То же относится и к языку. Как сказал сам Пушкин, «писать повести нужно вот так: просто, коротко и ясно». Метафоры, используемые Александром Сергеевичем в «Пиковой даме», вполне традиционны для поэтики того времени «трепетал, как тигр», например. Частая инверсия «ванька на тощей кляче своей», «престарелой его любовницы» общая черта всей русской прозы прошлого столетия, заимствованная из поэзии. Эпитеты также самые обычные («роковая ночь» и т.п.). Все это показалось бы банальностью в опусе посредственного автора, не наделенного вкусом и чувством меры. Но у Пушкина все тропы и фигуры, к которым был уже приучен глаз читателя-современника, на своих местах, не выпячиваются и не подаются как некая особенная роскошь, а честно исполняют свои функции, подчеркивая нужную мысль. А когда автору нужно, мы читаем, например, практически гоголевский текст и понимаем: только так и можно изобразить данное состояние Германна (абзац, которым начинается шестая глава).
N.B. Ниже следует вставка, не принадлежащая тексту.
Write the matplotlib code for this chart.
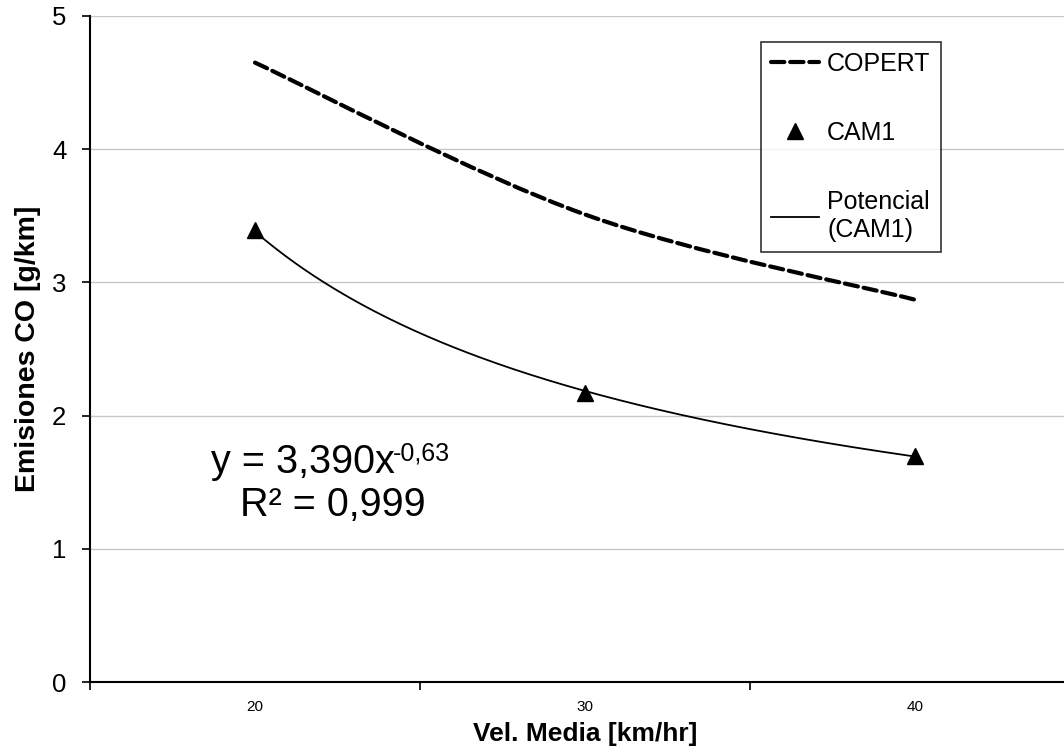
import numpy as np
import matplotlib.pyplot as plt
from matplotlib.path import Path
from matplotlib.patches import PathPatch
from matplotlib.lines import Line2D

plt.rcParams['font.family'] = ['Liberation Sans', 'DejaVu Sans']

# Data
velocidades = ['20', '30', '40']
copert = [4.65, 3.51, 2.87]
cam1 = [3.39, 2.17, 1.70]

x = np.arange(1, len(velocidades) + 1)

fig = plt.figure(figsize=(10.64, 7.49), dpi=100)
ax = fig.add_axes([90/1064, 67/749, 990/1064, 666/749])

dash = (0, (3.2, 1.4))

# COPERT: smoothed line (Catmull-Rom -> cubic Bezier)
pts = np.column_stack([x, copert]).astype(float)
ext = np.vstack([pts[0], pts, pts[-1]])
verts = [tuple(pts[0])]
codes = [Path.MOVETO]
for i in range(1, len(ext) - 2):
    p0, p1, p2, p3 = ext[i-1], ext[i], ext[i+1], ext[i+2]
    c1 = p1 + (p2 - p0) / 6
    c2 = p2 - (p3 - p1) / 6
    verts += [tuple(c1), tuple(c2), tuple(p2)]
    codes += [Path.CURVE4, Path.CURVE4, Path.CURVE4]
ax.add_patch(PathPatch(Path(verts, codes), fill=False, edgecolor='black',
                       lw=3, linestyle=dash, capstyle='round', zorder=3))

# CAM1 points
ax.plot(x, cam1, linestyle='none', marker='^', color='black', markersize=11, zorder=4)

# Power trend line (fit in log space)
b, loga = np.polyfit(np.log(x), np.log(cam1), 1)
a = np.exp(loga)
xf = np.linspace(1, 3, 200)
ax.plot(xf, a * xf ** b, color='black', lw=1.3, zorder=3)

# Equation label
t1 = ax.text(0.5 + (211 - 90) / 330, (682 - 462) / 133.2, 'y = 3,390x',
             fontsize=28.5, ha='left', va='center')
ax.annotate('-0,63', xy=(1, 1), xycoords=t1, xytext=(-1.5, 1),
            textcoords='offset points', fontsize=18, ha='left', va='top')
ax.text(0.5 + (333 - 90) / 330, (682 - 505) / 133.2, 'R² = 0,999',
        fontsize=28.5, ha='center', va='center')

# Axes
ax.set_xlim(0.5, 3.5)
ax.set_ylim(0, 5)
ax.set_xticks(x)
ax.set_xticklabels(velocidades, fontsize=11)
ax.set_xticks([0.5, 1.5, 2.5, 3.5], minor=True)
ax.tick_params(axis='x', which='major', length=0, pad=13)
ax.tick_params(axis='x', which='minor', length=6, width=1.2, direction='out')
ax.set_yticks(range(0, 6))
ax.tick_params(axis='y', length=6, width=1.2, direction='out', labelsize=18.5, pad=11)
ax.yaxis.grid(True, color='#c8c8c8', lw=1)
ax.set_axisbelow(True)
for s in ['top', 'right']:
    ax.spines[s].set_visible(False)
ax.spines['left'].set_linewidth(1.5)
ax.spines['bottom'].set_linewidth(1.5)

ax.set_xlabel('Vel. Media [km/hr]', fontsize=19, fontweight='bold', labelpad=6)
ax.set_ylabel('Emisiones CO [g/km]', fontsize=20.5, fontweight='bold', labelpad=8)

handles = [
    Line2D([], [], color='black', lw=3, linestyle=dash, dash_capstyle='round'),
    Line2D([], [], color='black', linestyle='none', marker='^', markersize=11),
    Line2D([], [], color='black', lw=1.3),
]
leg = fig.legend(handles, ['COPERT', 'CAM1', 'Potencial\n(CAM1)'],
                 loc='upper left', bbox_to_anchor=(761/1064, 1 - 42/749),
                 fontsize=18, frameon=True, fancybox=False, edgecolor='black',
                 labelspacing=1.8, handlelength=1.9, handletextpad=0.35,
                 borderpad=0.4, borderaxespad=0)
leg.get_frame().set_linewidth(1.2)

fig.savefig('out.png', dpi=100)
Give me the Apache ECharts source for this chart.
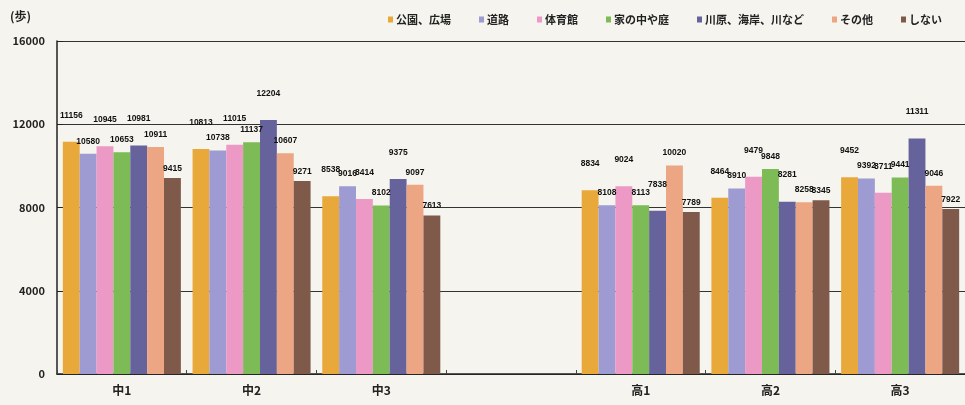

Следует внимательно приглядеться к такому важному элементу повести, как эпиграфы, предваряющие каждую главу. Любопытно отметить, что эпиграф к первой единственный, имеющий вид стихотворения. Три эпиграфа к последующим прозаические отрывки на французском, а к главе пятой и шестой на русском.
Следует внимательно приглядеться к такому важному элементу повести, как эпиграфы, предваряющие каждую главу. Любопытно отметить, что эпиграф к первой единственный, имеющий вид стихотворения. Три эпиграфа к последующим прозаические отрывки на французском, а к главе пятой и шестой на русском.
Итак, «эпиграфический ритм» «Пиковой дамы» таков: русское стихотворение французские пошлости русская проза. Каждый эпиграф, как некий камертон, настраивает читателя на нужный лад. О первом из них «А в ненастные дни», сразу дающем задел всей повести, уже было сказано выше. Французские банальности (превосходная подделка под штампы тогдашней светской переписки) как нельзя лучше подходят к главам, посвященным пошлым действиям Германна, маскирующего страсть к деньгам под любовную интригу и, между прочим, также занятого некоторое время лживой перепиской с Лизанькой. Когда же повесть приобретает фантастический оборот, в дело вступают краткие фразы на русском; их предельная ясность, по контрасту, делает еще кошмарнее то метафизическое возмездие, что постигло главного героя.
Ясен и смысл названия произведения. «Пиковая дама означает тайную недоброжелательность», гласит общий эпиграф. Эту недоброжелательность проявляет по отношению к Германну графиня Томская, но прежде нее сам создатель повести. Пиковая дама символ кары, которая, согласно Пушкину, ждет тех, кто меняет любовь на пошлость, высокое на низкое; кто предает таким образом лучшее в себе.
«Шинель» Николая Гоголя
«Петербургские повести» великого писателя, в число которых входит и «Шинель», принято относить к реалистическому периоду его творчества. Тем не менее реалистическими их можно назвать с трудом, с многочисленными оговорками. Преломившись в магическом кристалле творческого гения Гоголя, реальность обращается в нечто противоположное себе в фантасмагорию. Действие у этого автора развивается по законам, зачастую противоречащим общепринятой логике, так что в произведениях его возможны вещи совершенно иррациональные.
Одушевленность майорского носа, мистический портрет, мстительный призрак чиновника все эти черты, мягко говоря, мало свойственны реализму. Писатели, считавшие себя последователями Гоголя, такие, как Тургенев, Достоевский, Гончаров или Григорович (составляющие «натуральную школу»), во всяком случае, в этом Гоголю не наследовали. Любой, кто примет на веру реализм Николая Васильевича, будет озадачен, если захочет по его повестям получить достоверное представление о русской столичной жизни того времени. Перед ним предстанет очень оригинальный Петербург, который от города настоящего будет отличаться примерно так же, как литературный гений автора «Шинели» от способностей «среднестатистического» писателя. Разглядеть подлинную Россию в России гоголевской все равно что определить наклонности и окружение человека по его причудливым снам. Причисление же фантасмагорий Гоголя к реализму основано на убеждении, что в них видится истинная действительность, выраженная языком символов, метафор и аллегорий.